Display Cases in the Great Hall: Exhibition Archive

ACADEMY

15 January, 2019 - 15 February, 2019

Master Drawings by ANDREW SHEARS

Classic academic foundation drawing normally begins with simple and basic forms, careful observation, and practice. Sometimes an artist spends hours mastering the idea of a freehand circle drawn without touching the sheet, or suggesting volume in a carefully arranged still life, composed of objects from the studio, desk, or breakfast table, offering a window onto quotidian practice. The hardness of the pencil point reveals the softness of a paper surface, as it yields to the movement of the artist’s hand.

These strokes are captured in Andrew Shears’s drawings.  He practices within a classical atelier, or studio, where he begins graphite studies without preconceived ideas, as pure observation from life. Working with time constraints, Shears blocks out the form, then builds up the exterior contours, moving from the center of the figure, the torso and pelvis, to the edges of the body, with hands, thighs, and wisps of hair. The process leaves the artist’s initial guidelines invisible. The clarity of a final study remains.

Using graphite or red oil pencil in his nude studies as in his finished drawings, Shears focuses on shaping the planes and curves of a physical body, in a way that conveys the sense of a character or person within that body. Sensitively observed from life, the drawings show equal respect for the integrity of form and the classical anonymity of various individuals.
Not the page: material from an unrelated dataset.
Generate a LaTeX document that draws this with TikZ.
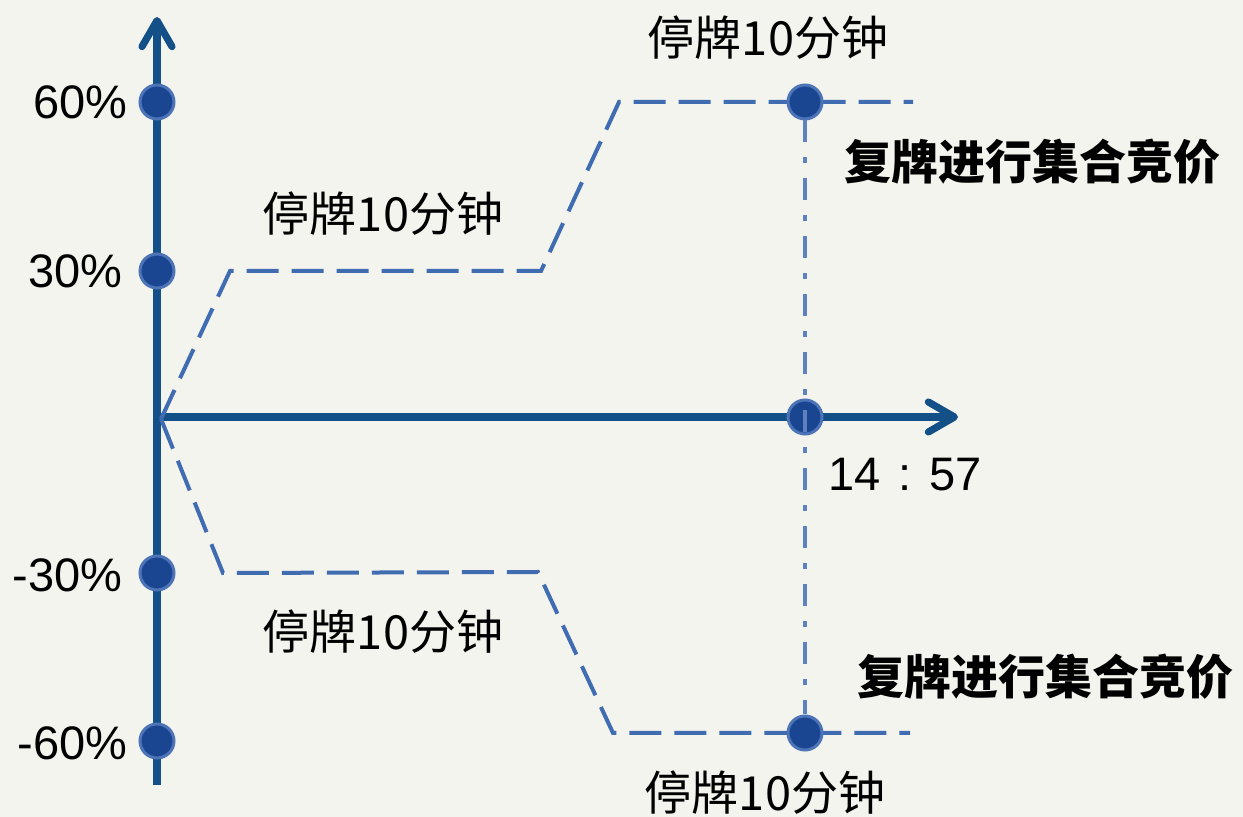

Ear Study (verso), drawn from a classical cast, reminds of the intensity of similar ear studies, or drawings of a sculpted face, by 17th century artist Jusepe Ribera, a master of academic drawing who also played with classical forms in red chalk, or fantastical studies in pen and ink. Shears’s red oil pencil drawing of entwined Siblings wrapped together with a massive snake shows his powerful imagination at play in a masterful sheet, mixing fantasy with classical subject matter, and academic virtue.